Paco nimmt einen Golfball und platziert ihn auf einem kleinen Abschlagsmal aus Gummi auf dem Kunstrasen. Als er den Golfschläger schwingt, zucke ich zusammen. Der Schläger trifft anstatt des Balles nur den Rasen. Paco flucht. Der Typ neben Paco wirft ihm einen kurzen Blick zu und beschließt, seinen Abschlag woanders zu üben.
Paco versucht es erneut. Dieses Mal trifft der Schläger den Ball, aber er rollt nur ein jämmerliches Stückchen auf dem Gras vor ihm. Paco versucht es weiter, aber jedes Mal, wenn er ausholt, macht er sich komplett zum Narren. Glaubt er vielleicht, er habe einen Hockeyschläger in der Hand?
»Bist du fertig?«, frage ich, als er ungefähr die Hälfte der Bälle aus seinem Körbchen verschlagen hat.
»Alex«, sagt Paco und stützt sich auf seinen Golfschläger, als sei es ein Krückstock, »glaubst du, es ist meine Bestimmung, Golf zu spielen?«
Ich sehe ihm fest in die Augen und antworte: »Nein.«
»Ich habe gehört, wie du dich mit Hector unterhalten hast. Was dich betrifft, glaube ich nicht, dass es deine Bestimmung ist, mit Drogen zu dealen.«
»Sind wir deshalb hier? Versuchst du gerade, mir etwas klarzumachen?«
»Hör mich an«, beharrt Paco. »Ich habe die Schlüssel für den Wagen in meiner Tasche und ich gehe nirgendwohin, bevor ich nicht alle diese Bälle geschlagen habe, also kannst du mir genauso gut zuhören. Ich bin nicht so schlau wie du. Ich habe nicht so viele Möglichkeiten im Leben. Aber du, du bist klug genug, um aufs College zu gehen und Arzt oder Computernerd zu werden oder so was. Genau wie ich nicht geboren wurde, um Golf zu spielen, wurdest du nicht geboren, um mit Drogen zu dealen. Lass mich die Lieferung übernehmen.«
»Auf keinen Fall, Mann. Ich weiß zu schätzen, dass du dich zum Vollidioten machst, um etwas zu demonstrieren, aber ich weiß, was ich zu tun habe«, erkläre ich ihm.
Paco platziert einen neuen Ball auf dem Abschlagsmal, holt aus – und wieder rollt der Ball nur ein Stück weiter. »Diese Brittany ist wirklich heiß. Plant sie, aufs College zu gehen?«
Ich weiß, was Paco da versucht. Unglücklicherweise ist mein bester Freund so was von durchschaubar. »Ja. In Colorado.« Um in der Nähe ihrer Schwester zu sein, deren Wohl ihr mehr am Herzen liegt als ihr eigenes.
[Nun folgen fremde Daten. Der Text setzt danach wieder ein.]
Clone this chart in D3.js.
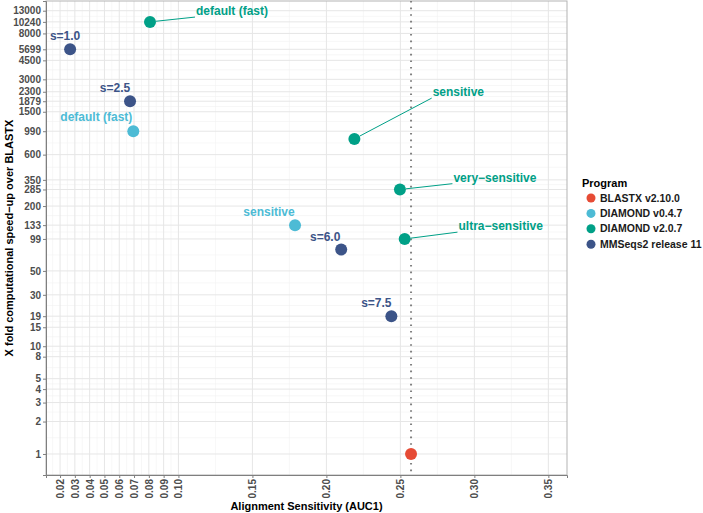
<!DOCTYPE html>
<html><head><meta charset="utf-8">
<script src="https://cdn.jsdelivr.net/npm/d3@7"></script>
<style>
body{margin:0;background:#fff;}
text{font-family:"Liberation Sans",Arial,Helvetica,sans-serif;}
</style></head>
<body>
<svg id="c" width="703" height="513"></svg>
<script>
// ---- data ----
const programs = ["BLASTX v2.10.0","DIAMOND v0.4.7","DIAMOND v2.0.7","MMSeqs2 release 11"];
const colors = ["#E64B35","#4DBBD5","#00A087","#3C5488"];
const pointProgram = ["BLASTX v2.10.0","DIAMOND v0.4.7","DIAMOND v0.4.7","DIAMOND v2.0.7","DIAMOND v2.0.7","DIAMOND v2.0.7","DIAMOND v2.0.7","MMSeqs2 release 11","MMSeqs2 release 11","MMSeqs2 release 11","MMSeqs2 release 11"];
const pointLabel = ["","default (fast)","sensitive","default (fast)","sensitive","very\u2212sensitive","ultra\u2212sensitive","s=1.0","s=2.5","s=6.0","s=7.5"];
const sensitivity = [0.2572,0.0695,0.1788,0.0808,0.2189,0.2497,0.2529,0.0268,0.0673,0.2100,0.2439];
const speedup = [1,990,133,10240,840,285,99,5699,1879,79,19];
const blastxSensitivity = 0.2572;
const xTicks = [0.02,0.03,0.04,0.05,0.06,0.07,0.08,0.09,0.10,0.15,0.20,0.25,0.30,0.35];
const yTicks = [1,2,3,4,5,8,10,15,19,30,50,99,133,200,285,350,600,990,1500,1879,2300,3000,4500,5699,8000,10240,13000];
// label placement (pixel offsets of label centre from its point, as from a repel layout)
const labelNudge = [[0,0],[-37,-14],[-26,-13],[82,-11],[104,-47],[95,-12],[96,-13],[-5,-14],[-15,-13],[-16,-13],[-15,-13]];

// ---- layout ----
const svg = d3.select("#c");
const L=46, T=1, R=567, B=475;
const x = d3.scaleLinear().domain([0.0105,0.3626]).range([L,R]);
const y = d3.scaleLog().domain([0.638,16000]).range([B,T]);
const color = d3.scaleOrdinal().domain(programs).range(colors);

// grid
const xMinor = [];
for(let i=0;i<xTicks.length-1;i++) xMinor.push((xTicks[i]+xTicks[i+1])/2);
xMinor.push(0.015);
const yMinor = [];
for(let i=0;i<yTicks.length-1;i++) yMinor.push(Math.sqrt(yTicks[i]*yTicks[i+1]));

const g = svg.append("g");
g.selectAll(".xmin").data(xMinor).join("line").attr("x1",d=>x(d)).attr("x2",d=>x(d)).attr("y1",T).attr("y2",B).attr("stroke","#f2f2f2").attr("stroke-width",0.6);
g.selectAll(".ymin").data(yMinor).join("line").attr("y1",d=>y(d)).attr("y2",d=>y(d)).attr("x1",L).attr("x2",R).attr("stroke","#f2f2f2").attr("stroke-width",0.6);
g.selectAll(".xmaj").data(xTicks).join("line").attr("x1",d=>x(d)).attr("x2",d=>x(d)).attr("y1",T).attr("y2",B).attr("stroke","#e6e6e6").attr("stroke-width",1);
g.selectAll(".ymaj").data(yTicks).join("line").attr("y1",d=>y(d)).attr("y2",d=>y(d)).attr("x1",L).attr("x2",R).attr("stroke","#e6e6e6").attr("stroke-width",1);

// panel border
svg.append("rect").attr("x",L).attr("y",T).attr("width",R-L).attr("height",B-T).attr("fill","none").attr("stroke","#b3b3b3").attr("stroke-width",1);

// axes
const xAxis = svg.append("g").attr("transform",`translate(0,${B})`)
  .call(d3.axisBottom(x).tickValues(xTicks).tickFormat(d3.format(".2f")).tickSize(3).tickPadding(2));
xAxis.select(".domain").attr("stroke","#7f7f7f");
xAxis.selectAll(".tick line").attr("stroke","#7f7f7f");
xAxis.selectAll("text").attr("transform","rotate(-90)").attr("text-anchor","end").attr("dy","0.35em").attr("x",-4).attr("y",0)
  .attr("font-size","10px").attr("font-weight","bold").attr("fill","#4d4d4d").style("font-family","'Liberation Sans',Arial,sans-serif");

const yAxis = svg.append("g").attr("transform",`translate(${L},0)`)
  .call(d3.axisLeft(y).tickValues(yTicks).tickFormat(d3.format("d")).tickSize(3).tickPadding(2));
yAxis.select(".domain").attr("stroke","#7f7f7f");
yAxis.selectAll(".tick line").attr("stroke","#7f7f7f");
yAxis.selectAll("text").attr("font-size","10px").attr("font-weight","bold").attr("fill","#4d4d4d").style("font-family","'Liberation Sans',Arial,sans-serif");

// axis titles
svg.append("text").attr("x",(L+R)/2).attr("y",510).attr("text-anchor","middle").attr("font-size","11px").attr("font-weight","bold").attr("fill","#000").text("Alignment Sensitivity (AUC1)");
svg.append("text").attr("transform",`translate(9,${(T+B)/2}) rotate(-90)`).attr("text-anchor","middle").attr("dy","0.35em").attr("font-size","11px").attr("font-weight","bold").attr("fill","#000").text("X fold computational speed\u2212up over BLASTX");

// reference line
svg.append("line").attr("x1",x(blastxSensitivity)).attr("x2",x(blastxSensitivity)).attr("y1",T).attr("y2",B)
  .attr("stroke","#808080").attr("stroke-width",2).attr("stroke-dasharray","1.6,5");

// data
const pts = sensitivity.map((s,i)=>({s, v:speedup[i], p:pointProgram[i], lab:pointLabel[i], nd:labelNudge[i]}));
const segG = svg.append("g");
const ptG = svg.append("g");
const labG = svg.append("g");

pts.forEach(d=>{
  const px=x(d.s), py=y(d.v);
  ptG.append("circle").attr("cx",px).attr("cy",py).attr("r",6).attr("fill",color(d.p));
  if(d.lab){
    const t = labG.append("text").attr("x",px+d.nd[0]).attr("y",py+d.nd[1]).attr("text-anchor","middle").attr("dy","0.35em")
      .attr("font-size","12px").attr("font-weight","bold").attr("fill",color(d.p)).text(d.lab);
    const bb = t.node().getBBox();
    const pad=1;
    const ex = Math.max(bb.x-pad, Math.min(px, bb.x+bb.width+pad));
    const ey = Math.max(bb.y+2, Math.min(py, bb.y+bb.height-1));
    const dx=ex-px, dy=ey-py, len=Math.hypot(dx,dy);
    if(len>8){
      const sx=px+dx/len*6, sy=py+dy/len*6;
      segG.append("line").attr("x1",sx).attr("y1",sy).attr("x2",ex).attr("y2",ey).attr("stroke",color(d.p)).attr("stroke-width",1);
    }
  }
});

// legend
const lg = svg.append("g");
lg.append("text").attr("x",582).attr("y",183).attr("dy","0.35em").attr("font-size","11px").attr("font-weight","bold").attr("fill","#000").text("Program");
programs.forEach((p,i)=>{
  const yy = 198 + i*15.4;
  lg.append("circle").attr("cx",591).attr("cy",yy).attr("r",4.5).attr("fill",color(p));
  lg.append("text").attr("x",600).attr("y",yy).attr("dy","0.35em").attr("font-size","10.5px").attr("font-weight","bold").attr("fill","#1a1a1a").text(p);
});
</script>
</body></html>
Paco pfeift durch die Zähne. »Ich bin sicher, sie wird eine Menge Typen in Colorado kennenlernen. Du weißt schon, beinharte Kerle mit Cowboyhüten.«
Ich balle unwillkürlich die Fäuste. Ich will nicht darüber nachdenken. Bis wir wieder im Wagen sind, lasse ich Paco links liegen. Dann sage ich zu ihm: »Wann wirst du endlich aufhören, deine Nase in meine Angelegenheiten zu stecken?«
Er gluckst. »Nie.«
»Dann hast du bestimmt auch nichts dagegen, wenn ich mich in deine mische. Was ist zwischen dir und Isa gelaufen, hm?«
»Wir haben rumgeknutscht. Das ist vorbei.«
»Du meinst vielleicht, es sei erledigt, aber ich glaube, sie sieht das anders.«
»Und wenn schon, das ist ihr Problem.« Paco macht das Radio an und dreht die Musik auf.
Paco hat noch nie etwas Ernstes mit einem Mädchen angefangen, weil er Angst davor hat, jemanden an sich heranzulassen. Niemand – auch Isa nicht – ahnt, wie oft und wie heftig Paco zu Hause misshandelt worden ist. Glaubt mir, ich verstehe vollkommen, warum er sich von dem Mädchen fernhält, das ihm etwas bedeutet. Denn die Wahrheit ist, dass man sich mitunter verbrennt, wenn man dem Feuer zu nahe kommt.